Data shown:
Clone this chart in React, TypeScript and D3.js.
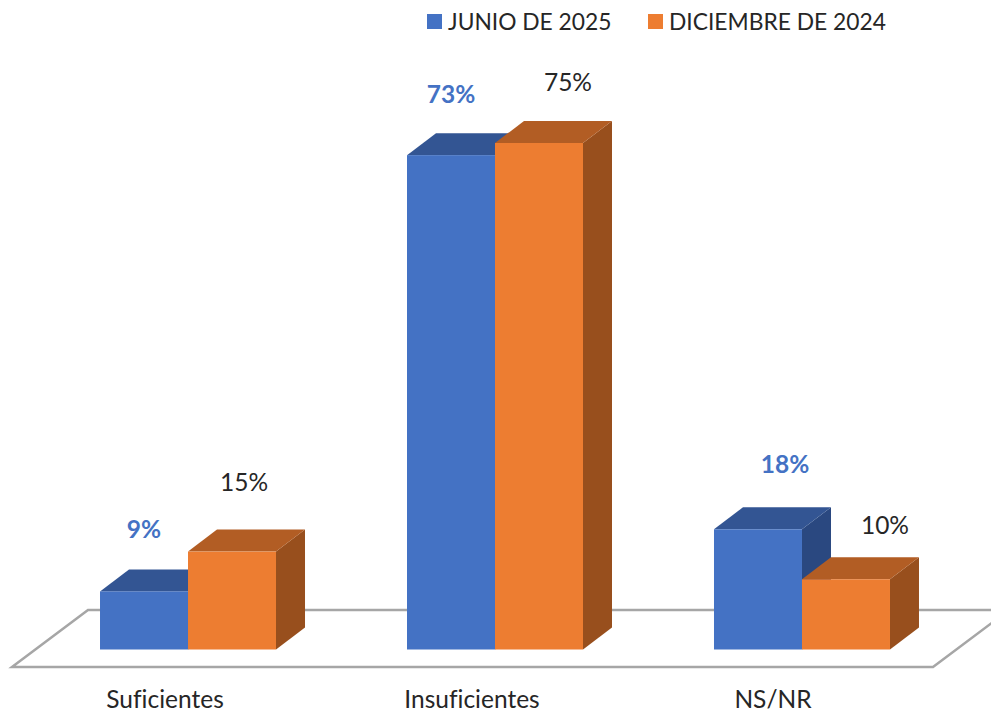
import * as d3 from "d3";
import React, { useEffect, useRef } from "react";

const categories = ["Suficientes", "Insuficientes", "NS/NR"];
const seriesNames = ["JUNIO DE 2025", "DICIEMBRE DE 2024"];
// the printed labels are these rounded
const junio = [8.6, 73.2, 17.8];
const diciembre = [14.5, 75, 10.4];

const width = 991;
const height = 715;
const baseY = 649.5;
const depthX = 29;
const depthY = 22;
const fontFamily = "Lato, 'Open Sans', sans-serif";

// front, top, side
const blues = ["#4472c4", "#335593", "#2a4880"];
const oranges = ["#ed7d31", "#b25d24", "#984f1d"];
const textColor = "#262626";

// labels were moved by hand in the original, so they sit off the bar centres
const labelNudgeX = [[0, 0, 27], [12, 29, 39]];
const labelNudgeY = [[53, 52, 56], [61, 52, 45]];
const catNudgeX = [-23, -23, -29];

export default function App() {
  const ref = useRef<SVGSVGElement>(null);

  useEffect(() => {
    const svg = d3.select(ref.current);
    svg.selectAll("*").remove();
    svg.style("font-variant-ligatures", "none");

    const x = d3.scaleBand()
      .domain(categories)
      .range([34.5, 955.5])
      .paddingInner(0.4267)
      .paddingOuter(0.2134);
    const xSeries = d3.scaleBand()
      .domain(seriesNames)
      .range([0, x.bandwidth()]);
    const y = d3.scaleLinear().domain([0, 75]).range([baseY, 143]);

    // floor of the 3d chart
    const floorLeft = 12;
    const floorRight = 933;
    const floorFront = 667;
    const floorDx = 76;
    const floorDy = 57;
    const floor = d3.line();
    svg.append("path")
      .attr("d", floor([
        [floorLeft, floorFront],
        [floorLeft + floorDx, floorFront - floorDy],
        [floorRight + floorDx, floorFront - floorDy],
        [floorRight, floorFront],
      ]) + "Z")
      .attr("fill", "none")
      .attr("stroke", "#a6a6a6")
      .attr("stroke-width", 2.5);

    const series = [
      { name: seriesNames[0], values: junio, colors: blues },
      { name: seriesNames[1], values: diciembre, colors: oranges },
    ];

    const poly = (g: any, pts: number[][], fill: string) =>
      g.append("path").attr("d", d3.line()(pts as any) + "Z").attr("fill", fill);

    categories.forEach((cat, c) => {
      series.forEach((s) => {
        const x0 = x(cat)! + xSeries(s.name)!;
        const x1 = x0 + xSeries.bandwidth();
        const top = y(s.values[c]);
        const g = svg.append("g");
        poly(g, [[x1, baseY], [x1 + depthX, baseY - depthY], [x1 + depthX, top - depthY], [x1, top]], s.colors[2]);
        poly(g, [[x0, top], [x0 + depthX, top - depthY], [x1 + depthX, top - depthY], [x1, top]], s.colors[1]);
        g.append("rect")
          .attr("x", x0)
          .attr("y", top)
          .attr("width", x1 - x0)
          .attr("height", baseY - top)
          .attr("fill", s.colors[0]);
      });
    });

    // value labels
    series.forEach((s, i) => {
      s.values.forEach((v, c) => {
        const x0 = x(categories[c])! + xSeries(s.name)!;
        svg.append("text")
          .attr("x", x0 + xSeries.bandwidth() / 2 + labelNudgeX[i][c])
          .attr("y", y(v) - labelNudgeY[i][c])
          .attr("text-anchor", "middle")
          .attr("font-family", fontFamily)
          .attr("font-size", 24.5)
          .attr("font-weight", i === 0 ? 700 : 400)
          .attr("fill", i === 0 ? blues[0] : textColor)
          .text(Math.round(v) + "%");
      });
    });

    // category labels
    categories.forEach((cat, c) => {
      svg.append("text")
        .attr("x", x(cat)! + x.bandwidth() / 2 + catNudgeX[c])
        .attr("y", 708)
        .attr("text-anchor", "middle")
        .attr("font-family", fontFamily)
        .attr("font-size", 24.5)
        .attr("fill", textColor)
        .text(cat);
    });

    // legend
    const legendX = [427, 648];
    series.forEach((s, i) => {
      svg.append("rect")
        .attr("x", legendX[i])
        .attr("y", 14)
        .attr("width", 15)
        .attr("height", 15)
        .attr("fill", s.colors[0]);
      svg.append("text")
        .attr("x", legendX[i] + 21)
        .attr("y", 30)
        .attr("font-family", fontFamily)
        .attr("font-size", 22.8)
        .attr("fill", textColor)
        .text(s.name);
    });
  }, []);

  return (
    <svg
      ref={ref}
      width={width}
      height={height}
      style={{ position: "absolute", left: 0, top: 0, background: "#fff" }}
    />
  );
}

Exercise prompt: Leave the images out, please, and restate each line word for word.

Exercise result:
Clone this chart in React, TypeScript and D3.js.
import * as d3 from "d3";
import React, { useEffect, useRef } from "react";

const categories = ["Suficientes", "Insuficientes", "NS/NR"];
const seriesNames = ["JUNIO DE 2025", "DICIEMBRE DE 2024"];
// the printed labels are these rounded
const junio = [8.6, 73.2, 17.8];
const diciembre = [14.5, 75, 10.4];

const width = 991;
const height = 715;
const baseY = 649.5;
const depthX = 29;
const depthY = 22;
const fontFamily = "Lato, 'Open Sans', sans-serif";

// front, top, side
const blues = ["#4472c4", "#335593", "#2a4880"];
const oranges = ["#ed7d31", "#b25d24", "#984f1d"];
const textColor = "#262626";

// labels were moved by hand in the original, so they sit off the bar centres
const labelNudgeX = [[0, 0, 27], [12, 29, 39]];
const labelNudgeY = [[53, 52, 56], [61, 52, 45]];
const catNudgeX = [-23, -23, -29];

export default function App() {
  const ref = useRef<SVGSVGElement>(null);

  useEffect(() => {
    const svg = d3.select(ref.current);
    svg.selectAll("*").remove();
    svg.style("font-variant-ligatures", "none");

    const x = d3.scaleBand()
      .domain(categories)
      .range([34.5, 955.5])
      .paddingInner(0.4267)
      .paddingOuter(0.2134);
    const xSeries = d3.scaleBand()
      .domain(seriesNames)
      .range([0, x.bandwidth()]);
    const y = d3.scaleLinear().domain([0, 75]).range([baseY, 143]);

    // floor of the 3d chart
    const floorLeft = 12;
    const floorRight = 933;
    const floorFront = 667;
    const floorDx = 76;
    const floorDy = 57;
    const floor = d3.line();
    svg.append("path")
      .attr("d", floor([
        [floorLeft, floorFront],
        [floorLeft + floorDx, floorFront - floorDy],
        [floorRight + floorDx, floorFront - floorDy],
        [floorRight, floorFront],
      ]) + "Z")
      .attr("fill", "none")
      .attr("stroke", "#a6a6a6")
      .attr("stroke-width", 2.5);

    const series = [
      { name: seriesNames[0], values: junio, colors: blues },
      { name: seriesNames[1], values: diciembre, colors: oranges },
    ];

    const poly = (g: any, pts: number[][], fill: string) =>
      g.append("path").attr("d", d3.line()(pts as any) + "Z").attr("fill", fill);

    categories.forEach((cat, c) => {
      series.forEach((s) => {
        const x0 = x(cat)! + xSeries(s.name)!;
        const x1 = x0 + xSeries.bandwidth();
        const top = y(s.values[c]);
        const g = svg.append("g");
        poly(g, [[x1, baseY], [x1 + depthX, baseY - depthY], [x1 + depthX, top - depthY], [x1, top]], s.colors[2]);
        poly(g, [[x0, top], [x0 + depthX, top - depthY], [x1 + depthX, top - depthY], [x1, top]], s.colors[1]);
        g.append("rect")
          .attr("x", x0)
          .attr("y", top)
          .attr("width", x1 - x0)
          .attr("height", baseY - top)
          .attr("fill", s.colors[0]);
      });
    });

    // value labels
    series.forEach((s, i) => {
      s.values.forEach((v, c) => {
        const x0 = x(categories[c])! + xSeries(s.name)!;
        svg.append("text")
          .attr("x", x0 + xSeries.bandwidth() / 2 + labelNudgeX[i][c])
          .attr("y", y(v) - labelNudgeY[i][c])
          .attr("text-anchor", "middle")
          .attr("font-family", fontFamily)
          .attr("font-size", 24.5)
          .attr("font-weight", i === 0 ? 700 : 400)
          .attr("fill", i === 0 ? blues[0] : textColor)
          .text(Math.round(v) + "%");
      });
    });

    // category labels
    categories.forEach((cat, c) => {
      svg.append("text")
        .attr("x", x(cat)! + x.bandwidth() / 2 + catNudgeX[c])
        .attr("y", 708)
        .attr("text-anchor", "middle")
        .attr("font-family", fontFamily)
        .attr("font-size", 24.5)
        .attr("fill", textColor)
        .text(cat);
    });

    // legend
    const legendX = [427, 648];
    series.forEach((s, i) => {
      svg.append("rect")
        .attr("x", legendX[i])
        .attr("y", 14)
        .attr("width", 15)
        .attr("height", 15)
        .attr("fill", s.colors[0]);
      svg.append("text")
        .attr("x", legendX[i] + 21)
        .attr("y", 30)
        .attr("font-family", fontFamily)
        .attr("font-size", 22.8)
        .attr("fill", textColor)
        .text(s.name);
    });
  }, []);

  return (
    <svg
      ref={ref}
      width={width}
      height={height}
      style={{ position: "absolute", left: 0, top: 0, background: "#fff" }}
    />
  );
}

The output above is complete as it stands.